If you got your results and you are going to medical school in September then congratulations, but the hard work starts now. Don't forget the people who weren't as lucky as you, those who got unsuccessfuls or lower grades, because you now have to work to show you deserve the opportunity you were given. There are many others who would have your spot in a heartbeat and you'd be surprised how quickly you forget how difficult it was to get in and how stressed you were during the application cycle waiting for the magic words on Track. Apart from that, have fun celebrating and packing. My top tip: take a door stop and biscuits to help you make friends with housemates when you first move in.

6 comments:

Anonymous said...

thank you soo much for that! I also missed my offer for Medicine and now I have decided to resit... lets see how that goes. I completely know how you felt when you had to tell your family about not getting in :S

Grumpy Biomed said...

This is a pretty amazing post, wish it had been around in 2007 when I screwed up my results.

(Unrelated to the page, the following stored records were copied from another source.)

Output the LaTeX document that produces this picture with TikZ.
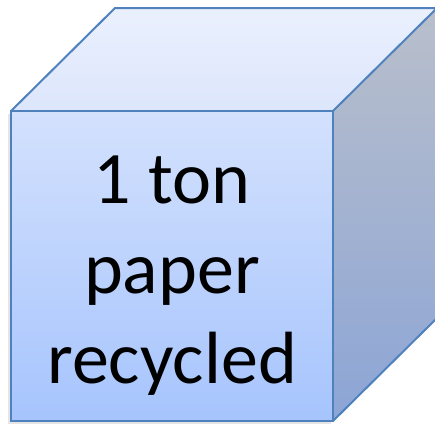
\documentclass[tikz,border=0pt]{standalone}
\usepackage{fontspec}
\setmainfont{Carlito}
\usetikzlibrary{shadows}
\definecolor{edgeblue}{HTML}{4F81BD}
\definecolor{fronttop}{HTML}{D3E1FD}
\definecolor{frontbot}{HTML}{A6C4FD}
\definecolor{toptop}{HTML}{EAF0FD}
\definecolor{topbot}{HTML}{DCE6FC}
\definecolor{righttop}{HTML}{B9BFCB}
\definecolor{rightbot}{HTML}{8CA5D6}
\tikzset{
  face/.style={draw=edgeblue, line width=2pt, line join=miter},
  cubetext/.style={anchor=base, inner sep=0pt, font=\fontsize{74}{90}\selectfont, text=black}
}
\begin{document}
\begin{tikzpicture}[x=1pt,y=-1pt]
\useasboundingbox (0,0) rectangle (435,424);
% soft shadow
\fill[black, opacity=0.10] (8,114) -- (8,424) -- (331,424) -- (331,114) -- cycle;
% front face
\shade[top color=fronttop, bottom color=frontbot] (11,111) rectangle (333,421);
% top face
\shade[top color=toptop, bottom color=topbot] (11,111) -- (115,8) -- (437,8) -- (333,111) -- cycle;
% right face
\shade[top color=righttop, bottom color=rightbot] (333,111) -- (437,8) -- (437,318) -- (333,421) -- cycle;
% edges
\draw[face] (11,111) rectangle (333,421);
\draw[face] (11,111) -- (115,8) -- (437,8) -- (333,111);
\draw[face] (437,8) -- (437,318) -- (333,421);
% text
\node[cubetext] (t1) at (172,203) {1 ton};
\node[cubetext] (t2) at (172,293) {paper};
\node[cubetext] (t3) at (172,383) {recycled};
\end{tikzpicture}
\end{document}
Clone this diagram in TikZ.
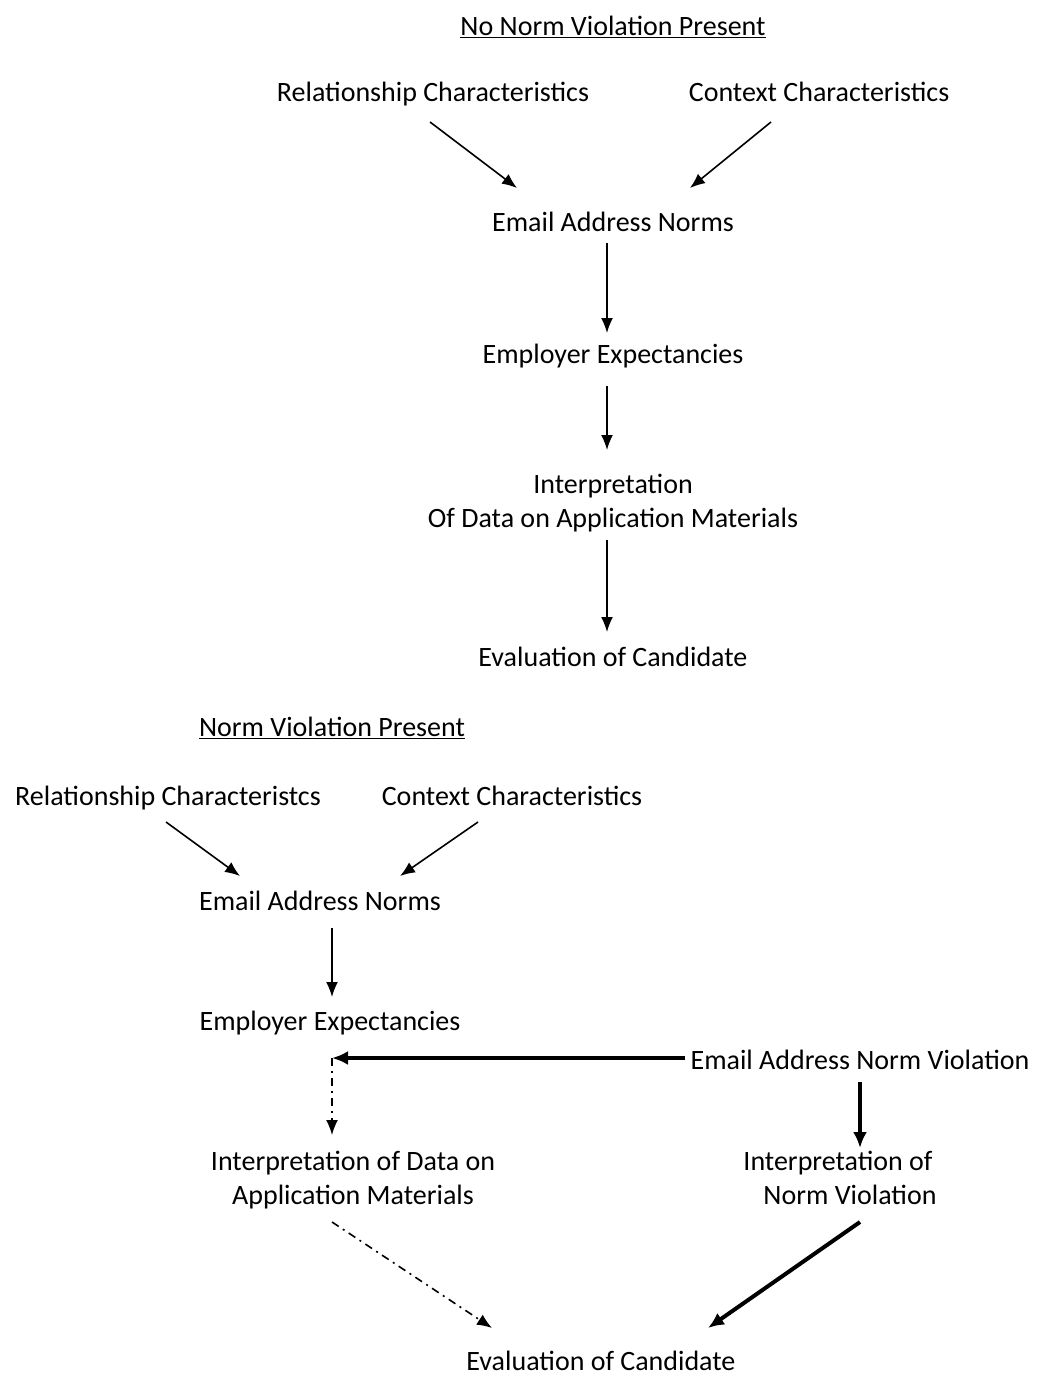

I felt exactly like you, it was a total shock.

Unlike you however I think I would change my path to medicine, I would have chosen to live in that parallel universe where now I'd be a fourth year medic instead of a masters student just about to apply for medicine...my degree taught me a lot, but applying as a grad is definitely not a stress-free experience.

But I'm not bitter, and as a certain band once sung, Don't Look Back In Anger, the important thing is to get there, it doesn't matter how you (or I) do it :D

Half a doc said...

Brilliant post! I 1000% agree, don't give up people if you miss out on first attempt :)

Dr Sunshine said...

Fabulous post. It shows that if you want something hard enough you can achieve it. It doesn't matter what path you end up taking as life always throws opportunities along the way.

Anonymous said...

Not sure the IB is the actual equivalent of 8 A levels btw...

Internal Optimist said...

Very inspiring post, thanks for putting it up here for those who didn't quite get their results to show how things can work out for the best in the end, as long as you keep going!